I’ve read this particular book. And I can tell you a few things about it here. It may impress the “faithful” who need desperately to be reassured that they haven’t wasted their lives on this superstition, but it won’t convince those who live in an evidence-based world. Read on:
Christians recognize the need for a historical Jesus: “Without a historical Christ there is no Christianity.” So say Kreeft and Tacelli in their Handbook of Christian Apologetics.[1] Christians need, after all, as Paul early recognized, the incarnation, death and resurrection of Jesus.[2] At the same time, many Christians (and it would be dangerous here to generalize too much) do not want a historical Jesus or rather, they want a specific historical Jesus. Why? A historical Jesus is a direct challenge to the primacy and inerrancy of scripture, not to mention the literality held so dear by “traditionalists,” or as they are sometimes called, “reconstructionists.” Christians are at times willing to explore the historical background of Jesus but this seldom serves any purpose other than finding proof for what is already accepted as fact. That is, any historical Jesus must match exactly the Jesus of Christian belief, doctrine and dogma (not necessarily the Jesus portrayed in the Gospel accounts, for as we will see, these are not identical). What we end up with is a case of “feel free to research the historical Jesus as long as you use these sources and come up with these conclusions.” We must take to heart the warning of E.P. Sanders, who notes that many New Testament scholars write books about Jesus in which they discover that he corresponds with their own version of Christianity.[3]
Kreeft & Tacelli offer many amusing claims, if you’re interested, including the following:
- that no bliblical claims have been disproved by archaeology.[4] Their own claim is demonstrably untrue, yet they make it all the same and they manage to do it with a straight face. Their faith does not allow them to admit to the lie. They have to believe that archaeology cannot disprove biblical claims.
- against the lack of archaeological or epigraphic evidence for the Exodus is offered the weak protest of Kreeft and Tacelli that the lack of physical remains constitutes only “unanswered questions, not disproofs”[5] Nice try at a save there, but it doesn’t work. Archaeologists apply the same standards to any movement of ancient peoples, and the “Dorian Migrations” once widely believed in have also gone the way of the buffalo, as have the “Sea Peoples”.
- Kreef and Tacelli assert that “Christians accept everything in traditional (biblical) Judaism, and regard it as not only true but divinely revealed.”[6]This is not true.

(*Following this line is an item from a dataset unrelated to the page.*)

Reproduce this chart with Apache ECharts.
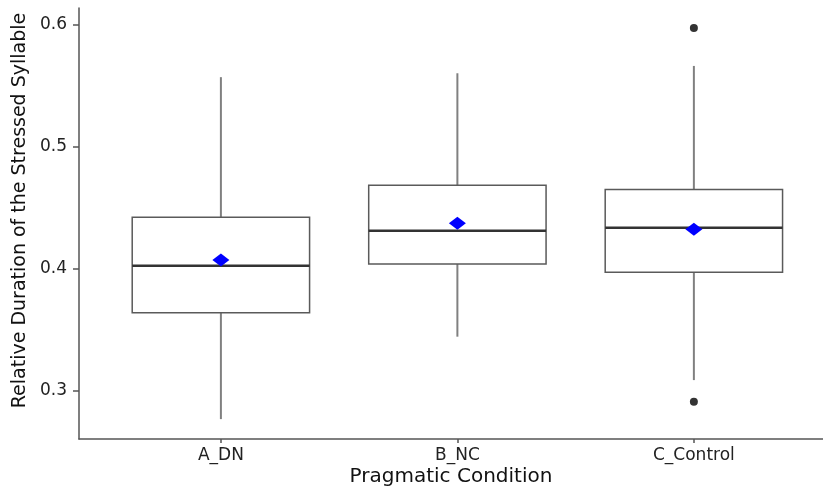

If it were, Christians would be Jews. But they’re not. They’ve superseded Judaism and you cannot supersede Judaism without setting aside its beliefs.[7]

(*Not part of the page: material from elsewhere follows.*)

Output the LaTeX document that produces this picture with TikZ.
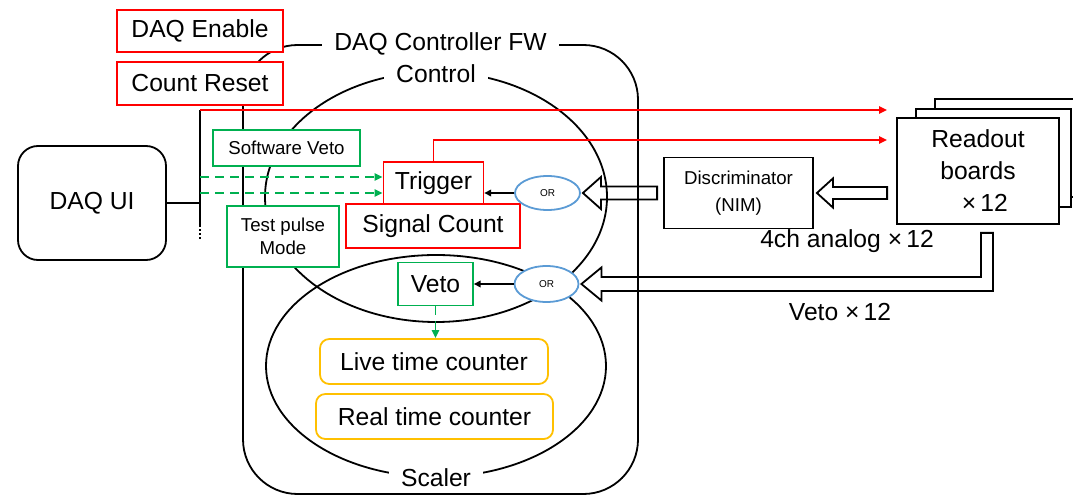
\documentclass[tikz,border=0pt]{standalone}
\usepackage{fontspec}
\setmainfont{Liberation Sans}
\usetikzlibrary{arrows.meta,positioning,calc,shapes.geometric}

\definecolor{fwred}{RGB}{255,0,0}
\definecolor{fwgreen}{RGB}{0,176,80}
\definecolor{fwgold}{RGB}{255,192,0}
\definecolor{fwblue}{RGB}{91,155,213}

\newcommand{\bigfont}{\fontsize{18.5}{24}\selectfont}
\newcommand{\smallfont}{\fontsize{14}{17}\selectfont}
\newcommand{\orfont}{\fontsize{7.5}{9}\selectfont}

% open block arrow pointing left: tail, tip, body half height, head half height, head length
\newcommand{\hollowarrow}[5]{%
  \draw ($(#1)+(0,#3)$) -- ($(#2)+(#5,#3)$) -- ($(#2)+(#5,#4)$) -- (#2)
     -- ($(#2)+(#5,-#4)$) -- ($(#2)+(#5,-#3)$) -- ($(#1)+(0,-#3)$) -- cycle;}

\begin{document}
\begin{tikzpicture}[x=0.75pt, y=-0.75pt, line width=1.35pt, font=\bigfont,
    sized/.style 2 args={minimum width=#1*0.75pt, minimum height=#2*0.75pt},
    >={Triangle[length=6pt,width=5.5pt]}]
    \tikzstyle{every node}=[inner sep=0pt]
    \tikzstyle{redbox}=[draw=fwred, fill=white]
    \tikzstyle{greenbox}=[draw=fwgreen, fill=white]
    \tikzstyle{goldbox}=[draw=fwgold, fill=white, rounded corners=7pt]
    \tikzstyle{blkbox}=[draw=black, fill=white]
    \tikzstyle{orbox}=[draw=fwblue, fill=white, ellipse, font=\orfont]
    \tikzstyle{gap}=[fill=white, inner xsep=9pt, inner ysep=2pt]
    \tikzstyle{redline}=[draw=fwred, line width=1.2pt, ->, >={Triangle[length=6pt,width=5.5pt]}]
    \tikzstyle{gdash}=[draw=fwgreen, line width=1.2pt, dash pattern=on 6.75pt off 4.5pt, ->]
    \tikzstyle{thin}=[line width=1pt, ->, >={Triangle[length=5pt,width=5pt]}]

    \useasboundingbox (0,0) rectangle (1073,495);

    % firmware frame and its two blocks
    \node[draw, rounded corners=41pt, sized={395}{449}] (fw) at (440.5,269.5) {};
    \node[draw, ellipse, sized={342}{250}] (ctrl) at (436,197) {};
    \node[draw, ellipse, sized={340}{222}] (scaler) at (436,366) {};
    \node[gap] (fwlabel) at (fw.north) {DAQ Controller FW};
    \node[gap] (ctrllabel) at ([yshift=-2.25pt]ctrl.north) {Control};
    \node[gap] (scalerlabel) at (scaler.south) {Scaler};

    % host side
    \node[blkbox, rounded corners=15pt, sized={148}{114}] (ui) at (92,203) {DAQ UI};
    \node[redbox, sized={166}{42}] (enable) at (200,31) {DAQ Enable};
    \node[redbox, sized={166}{43}] (reset) [below=6pt of enable] {Count Reset};

    % control block
    \node[greenbox, sized={147}{36}, font=\smallfont] (swveto) at (286.5,148) {Software Veto};
    \node[greenbox, sized={112}{61}, font=\smallfont, align=center] (tpmode) at (283,236.5) {Test pulse\\Mode};
    \node[redbox, sized={100}{42}] (trigger) at (433.5,183) {Trigger};
    \node[redbox, sized={174}{44}] (sigcount) at (433,226) {Signal Count};
    \node[orbox, sized={65}{34}] (or1) at (547.5,193) {OR};

    % scaler block
    \node[greenbox, sized={75}{43}] (veto) at (435.5,284) {Veto};
    \node[orbox, sized={64}{36}] (or2) at (546.5,284) {OR};
    \node[goldbox, sized={228}{45}] (live) at (434,361.5) {Live time counter};
    \node[goldbox, sized={237}{45}] (real) at (434.5,416.5) {Real time counter};

    % front end
    \node[blkbox, sized={149}{71}, font=\fontsize{14}{20}\selectfont, align=center] (disc) at (738.5,193) {Discriminator\\(NIM)};
    \node[blkbox, sized={155}{98}] (rb3) at (1012.5,148) {};
    \node[blkbox, sized={155}{98}] (rb2) at (993.5,158) {};
    \node[blkbox, sized={162}{106}, align=center] (readout) at (978,171) {Readout\\boards\\\ \ ×\,12};
    \node (analog) at (847,241) {4ch analog\ ×\,12};
    \node (vetolbl) at (840,312) {Veto\ ×\,12};

    % bus from the UI
    \coordinate (bus top) at (200,110);
    \coordinate (bus end) at (200,225);
    \draw (bus top) -- (bus end);
    \draw[dash pattern=on 1.5pt off 1.5pt] (bus end) -- ++(0,15);
    \draw (ui.east) -- (ui.east -| bus top);

    % red lines to the readout boards
    \coordinate (en tip) at (887,110);
    \coordinate (trig tip) at (887,140);
    \draw[redline] (bus top) -- (en tip);
    \draw[redline] (trigger.north) |- (trig tip);

    % software veto / test pulse
    \coordinate (sw in) at ([yshift=4.5pt]trigger.west);
    \coordinate (tp in) at ([yshift=-7.5pt]trigger.west);
    \draw[gdash] (sw in -| bus top) -- (sw in);
    \draw[gdash] (tp in -| bus top) -- (tp in);

    % OR outputs
    \draw[thin] (or1.west) -- (or1.west -| trigger.east);
    \draw[thin] (or2.west) -- (veto.east);
    \draw[gdash] (veto.south) -- (veto.south |- live.north);

    % block arrows
    \coordinate (d tip) at ([xshift=1.5pt]or1.east);
    \coordinate (d tail) at ([xshift=-4.5pt]disc.west);
    \hollowarrow{d tail}{d tip}{6.5}{16}{18}
    \coordinate (r tip) at ([xshift=2.25pt]disc.east);
    \coordinate (r tail) at ($(readout.west |- disc.east)+(-9,0)$);
    \hollowarrow{r tail}{r tip}{6}{14.5}{16}

    \coordinate (v top) at ($(readout.south)+(9,8)$);
    \coordinate (v tip) at ([xshift=1.5pt]or2.east);
    \draw ($(v top)+(-6,0)$) -- ($(v top)+(6,0)$) -- ($(v top |- v tip)+(6,7)$)
       -- ($(v tip)+(20,7)$) -- ($(v tip)+(20,16.5)$) -- (v tip)
       -- ($(v tip)+(20,-16.5)$) -- ($(v tip)+(20,-7)$)
       -- ($(v top |- v tip)+(-6,-7)$) -- cycle;

\end{tikzpicture}
\end{document}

Against Pagan veneration for the old, Christianity brought the new. Kreeft and Tacelli, however, authors of the Handbook of Christian Apologetics, caution against a strictly chronological approach when arguing with non-Christians. “The problem here is telling truth with a clock or calendar, confusing “true” with “new.” By this standard, Marxism is one of the most progressive religions. If, on the other hand, we use a standard other than simply happening later in time to judge evolutionary advancement, this brings us back to a nonrevolutionary criterion.” They do not, however, deny that Christianity is superior to all that came before. Indeed not. It is the very purpose of their handbook to prove just this.[8]
Jonathan Hirsch says: “Nothing in human nature…suggests the inevitability of the notion that there is only one god,”[8] and I agree, whatever logical or philosophical circumlocutions and acrobatics modern day apologists employ to the contrary. Kreeft and Tacelli, offer a prime example of these acrobatics with their “Twenty Arguments for the Existence of God”[9]

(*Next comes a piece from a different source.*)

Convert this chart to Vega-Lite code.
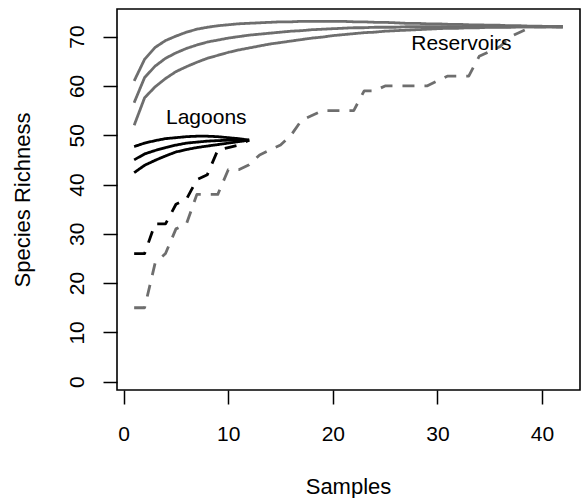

In the end, we might turn Mark 8:18 around: “Do you have eyes but fail to see, and ears but fail to hear?” In Christianity, it’s not about seeing and hearing so that you may believe. It’s about believing so that you can see and hear what you’re supposed to see and here. If we rely on seeing and hearing, that belief isn’t going to come. And that’s why Kreef and Tacelli published their book. They want to shore up that belief so that you can keep hearing and seeing the right things – the orthodox things. You can tweak the evidence; you can ignore it; you can put a spin on it. But in the end, you can’t make the evidence go away and no amount of apologia can obscure it for anyone willing to put faith aside long enough to actually examine the evidence.
Notes:
[1] Peter Kreef and Ronald K. Tacelli, Handbook of Christian Apologetics (Downers Grove, IL: InterVarsity Press, 1994), 213. Messrs Kreef and Tacelli are professors of philosophy at Boston College.
[2] Paul recounts the consequences of Christ not being resurrected at 1 Cor. 15:12-19. Obviously, if Jesus is not the Christ, things are just as serious.
[3] E. P. Sanders, Jesus and Judaism (Philadelphia: Fortress, 1985), 330, n. 148.
[4] Kreef and Tacelli (1994), 216.
[5] Kreeft and Tacelli (1994), 217.
[6] Kreeft and Tacelli (1994), 357. Full quote: “In comparing Christianity with other religions, the relation between Christianity and Judaism is in a class by itself. For Christians accept everything in traditional (biblical) Judaism, and regard it as not only true but divinely revealed.”
[7] If one is looking for continuity within Judaism it will be difficult to find; if one extends the search to include Christianity, the task becomes well nigh impossible. I would go so far as to assert that as a term Judeo-Christian is not only misleading, it is inaccurate. At the least, as Mark S. Smith points out, the “so-called ‘Judeo Christian tradition’” is “itself a Christian ideological construct of sorts.” See Mark S. Smith, “Ugaritic Studies and Israelite Religion: A Retrospective View,” Near Eastern Archaeology 65 (2002), 19.
[8] Kreeft and Tacelli (1994), 354.
[9] Kreeft and Tacelli (1994), 47-48.